You may be given anticoagulants to help prevent a clot.

Blood irradiation

During and after treatment with alemtuzumab, any blood and platelets you have should first be treated with radiation. This lowers the risk of the donated blood cells reacting against your own. It will not damage the blood or make you radioactive.

Your doctor will record in your medical notes that you should only be given irradiated blood products. They will also give you a card to carry in case you have treatment at another hospital. Always keep this card with you. Before having a transfusion remind your hospital team that you need irradiated blood or platelets.

Other medicines

Some medicines can affect your treatment or be harmful when you are having it. This includes medicines you can buy in a shop or chemist. Tell your cancer doctor about any drugs you are taking, including vitamins, herbal drugs and complementary therapies.


You should not have any live vaccines during treatment and for at least six months afterwards. Live vaccines include:

  • BCG (tuberculosis)
  • yellow fever
  • measles
  • mumps
  • rubella
  • liquid typhoid
  • poliomyelitis
  • shingles
  • MMR (combined measles, mumps and rubella)
  • rotavirus
  • the nasal flu vaccine.

You should try to avoid close contact with children for 7 days after they have received the nasal flu vaccine. You should also avoid close contact with children or babies for 4 weeks after they have been immunised against polio (using the oral vaccine) or rotavirus. If you have any questions about this, speak to your doctor or nurse.


Your doctor will advise you not to get pregnant or make someone pregnant while having this treatment. The drugs may harm a developing baby. It is important to use contraception during your treatment and for a while after treatment finishes.
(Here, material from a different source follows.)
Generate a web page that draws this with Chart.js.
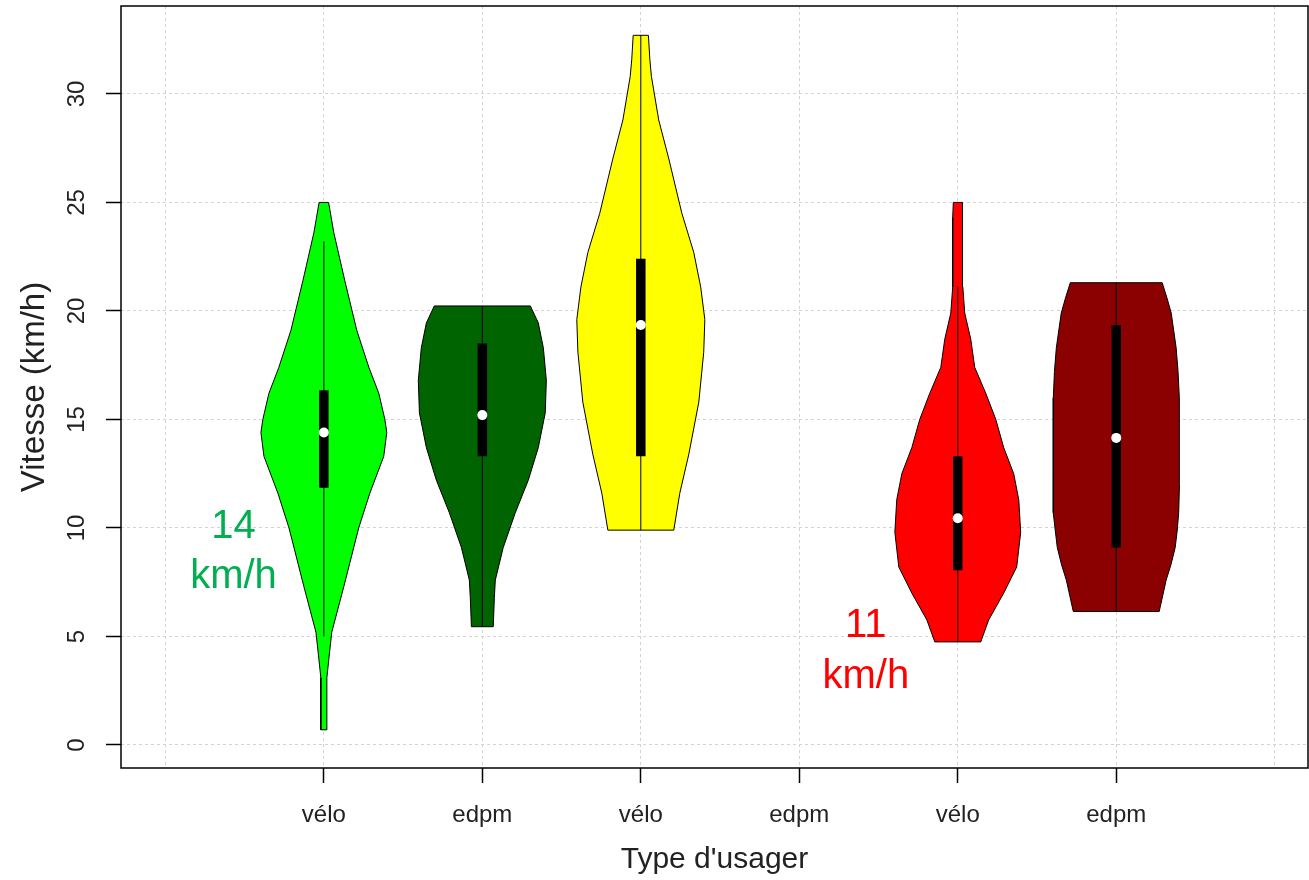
<!DOCTYPE html>
<html lang="fr">
<head>
<meta charset="utf-8">
<title>Vitesse par type d'usager</title>
<script src="https://cdn.jsdelivr.net/npm/chart.js@4.4.1/dist/chart.umd.min.js"></script>
<style>
html, body { margin: 0; padding: 0; background: #fff; }
#wrap { width: 1309px; height: 880px; position: relative; }
</style>
</head>
<body>
<div id="wrap"><canvas id="chart"></canvas></div>
<script>
/* axes */
const categories = ['vélo', 'edpm', 'vélo', 'edpm', 'vélo', 'edpm'];
const xGrid = [0, 1, 2, 3, 4, 5, 6, 7];
const yTicks = [0, 5, 10, 15, 20, 25, 30];

/* violin outlines: speed (km/h) and half width (category units) */
const v1Speed = [0.7, 3.1, 4.0, 5.2, 7.3, 10.0, 11.6, 13.3, 14.4, 15.0, 16.2, 17.4, 19.1, 21.4, 23.6, 25.0];
const v1Width = [0.019, 0.019, 0.032, 0.050, 0.126, 0.220, 0.290, 0.378, 0.397, 0.385, 0.347, 0.284, 0.208, 0.132, 0.063, 0.030];
const v2Speed = [5.45, 6.8, 7.6, 9.1, 10.7, 12.2, 13.7, 15.3, 16.8, 18.3, 19.45, 20.23];
const v2Width = [0.069, 0.076, 0.082, 0.132, 0.208, 0.290, 0.353, 0.397, 0.404, 0.385, 0.353, 0.303];
const v3Speed = [9.9, 11.6, 13.4, 15.8, 18.1, 19.6, 21.1, 22.7, 24.5, 27.0, 28.8, 30.8, 31.6, 32.7];
const v3Width = [0.208, 0.246, 0.303, 0.366, 0.397, 0.404, 0.378, 0.334, 0.259, 0.177, 0.113, 0.067, 0.057, 0.048];
const v4Speed = [4.75, 5.76, 7.0, 8.2, 9.8, 11.3, 12.5, 13.7, 15.0, 16.2, 17.4, 18.7, 19.9, 21.1, 24.3, 25.0];
const v4Width = [0.145, 0.195, 0.290, 0.372, 0.397, 0.385, 0.353, 0.290, 0.240, 0.177, 0.107, 0.082, 0.044, 0.032, 0.032, 0.028];
const v5Speed = [6.15, 7.6, 8.3, 9.1, 9.9, 10.7, 12.0, 13.7, 16.0, 17.2, 18.3, 19.9, 20.6, 21.3];
const v5Width = [0.271, 0.315, 0.345, 0.372, 0.385, 0.394, 0.399, 0.399, 0.397, 0.390, 0.378, 0.347, 0.320, 0.290];
const violinSlot = [1, 2, 3, 5, 6];

/* box stats per category (null = no data) */
const median = [14.4, 15.2, 19.35, null, 10.45, 14.15];
const q1 = [11.85, 13.3, 13.3, null, 8.05, 9.1];
const q3 = [16.35, 18.5, 22.4, null, 13.3, 19.35];
const whiskLo = [5.0, 5.45, 9.9, null, 4.75, 6.15];
const whiskHi = [23.2, 20.23, 32.7, null, 21.15, 21.3];

/* annotations */
const noteText = ['14', 'km/h', '11', 'km/h'];
const noteX = [0.43, 0.43, 4.42, 4.42];
const noteY = [9.54, 7.24, 4.98, 2.63];
const noteColor = ['#00b050', '#00b050', '#ff0000', '#ff0000'];

const fillColors = ['#00ff00', '#006400', '#ffff00', '#ff0000', '#8b0000'];
const FONT = '"Liberation Sans", Arial, sans-serif';

const outline = (c, sp, w) => {
  const right = sp.map((s, i) => ({x: c + w[i], y: s}));
  const left = sp.map((s, i) => ({x: c - w[i], y: s})).reverse();
  return [...right, ...left, right[0]];
};

const violins = [[v1Speed, v1Width], [v2Speed, v2Width], [v3Speed, v3Width], [v4Speed, v4Width], [v5Speed, v5Width]];
const datasets = [];

violins.forEach(([sp, w], i) => {
  datasets.push({
    data: outline(violinSlot[i], sp, w),
    showLine: true, fill: 'shape', backgroundColor: fillColors[i],
    borderColor: '#000', borderWidth: 1, pointRadius: 0, order: 3
  });
});

categories.forEach((c, i) => {
  if (median[i] == null) return;
  const pos = i + 1;
  datasets.push({
    data: [{x: pos, y: whiskLo[i]}, {x: pos, y: whiskHi[i]}],
    showLine: true, borderColor: '#000', borderWidth: 1, pointRadius: 0, order: 2
  });
  datasets.push({
    data: [{x: pos, y: q1[i]}, {x: pos, y: q3[i]}],
    showLine: true, borderColor: '#000', borderWidth: 9.5, borderCapStyle: 'butt', pointRadius: 0, order: 1
  });
  datasets.push({
    data: [{x: pos, y: median[i]}],
    pointRadius: 5, pointBackgroundColor: '#fff', pointBorderWidth: 0, order: 0
  });
});

/* frame, rotated y labels and text notes */
const extras = {
  id: 'extras',
  afterDraw(chart) {
    const {ctx, chartArea: a, scales: {x, y}} = chart;
    ctx.save();
    ctx.strokeStyle = '#000';
    ctx.lineWidth = 1.5;
    ctx.strokeRect(a.left, a.top, a.right - a.left, a.bottom - a.top);

    ctx.fillStyle = '#222';
    ctx.font = '24px ' + FONT;
    ctx.textAlign = 'center';
    ctx.textBaseline = 'middle';
    yTicks.forEach(v => {
      ctx.save();
      ctx.translate(a.left - 44, y.getPixelForValue(v));
      ctx.rotate(-Math.PI / 2);
      ctx.fillText(String(v), 0, 0);
      ctx.restore();
    });

    ctx.font = '40px ' + FONT;
    ctx.textBaseline = 'alphabetic';
    noteText.forEach((t, i) => {
      ctx.fillStyle = noteColor[i];
      ctx.fillText(t, x.getPixelForValue(noteX[i]), y.getPixelForValue(noteY[i]));
    });
    ctx.restore();
  }
};

new Chart(document.getElementById('chart'), {
  type: 'scatter',
  data: { datasets },
  plugins: [extras],
  options: {
    responsive: true,
    maintainAspectRatio: false,
    animation: false,
    events: [],
    layout: { autoPadding: false, padding: { top: 6, right: 1, left: 0, bottom: 0 } },
    plugins: { legend: { display: false }, tooltip: { enabled: false } },
    scales: {
      x: {
        type: 'linear', min: -0.28, max: 7.21,
        afterBuildTicks: s => { s.ticks = xGrid.map(v => ({value: v})); },
        afterFit: s => { s.height = 112; },
        border: { display: false, dash: [3, 3] },
        grid: {
          color: '#d3d3d3', lineWidth: 1,
          tickLength: 15, tickWidth: 1.5, tickBorderDash: [],
          tickColor: c => (c.tick && c.tick.value >= 1 && c.tick.value <= 6) ? '#000' : 'rgba(0,0,0,0)'
        },
        ticks: {
          autoSkip: false, maxRotation: 0, padding: 18, color: '#222',
          font: { size: 24, family: FONT },
          callback: v => categories[v - 1] ?? ''
        },
        title: {
          display: true, text: "Type d'usager", color: '#222',
          font: { size: 30, family: FONT }, padding: { top: 0, bottom: 2 }
        }
      },
      y: {
        type: 'linear', min: -1.06, max: 34.05,
        afterBuildTicks: s => { s.ticks = yTicks.map(v => ({value: v})); },
        afterFit: s => { s.width = 121; },
        border: { display: false, dash: [3, 3] },
        grid: { color: '#d3d3d3', lineWidth: 1, tickLength: 15, tickWidth: 1.5, tickBorderDash: [], tickColor: '#000' },
        ticks: { display: false },
        title: {
          display: true, text: 'Vitesse (km/h)', color: '#222',
          font: { size: 33, family: FONT }, padding: { top: 15, bottom: 0 }
        }
      }
    }
  }
});
</script>
</body>
</html>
Your doctor, nurse or pharmacist can tell you more about this.


Some cancer drugs can affect whether you can get pregnant or make someone pregnant. If you are worried about this, it is important to talk with your doctor before you start treatment.


You are advised not to breastfeed while having this treatment, or for some time after treatment finishes. This is because the drugs could be passed to the baby through breast milk.

Your doctor or nurse can give you more information.

Medical and dental treatment

If you need medical treatment for any reason other than cancer, always tell the doctors and nurses you are having cancer treatment. Give them the contact details for your cancer doctor so they can ask for advice.

If you think you need dental treatment, talk to your cancer doctor or nurse. Always tell your dentist you are having cancer treatment.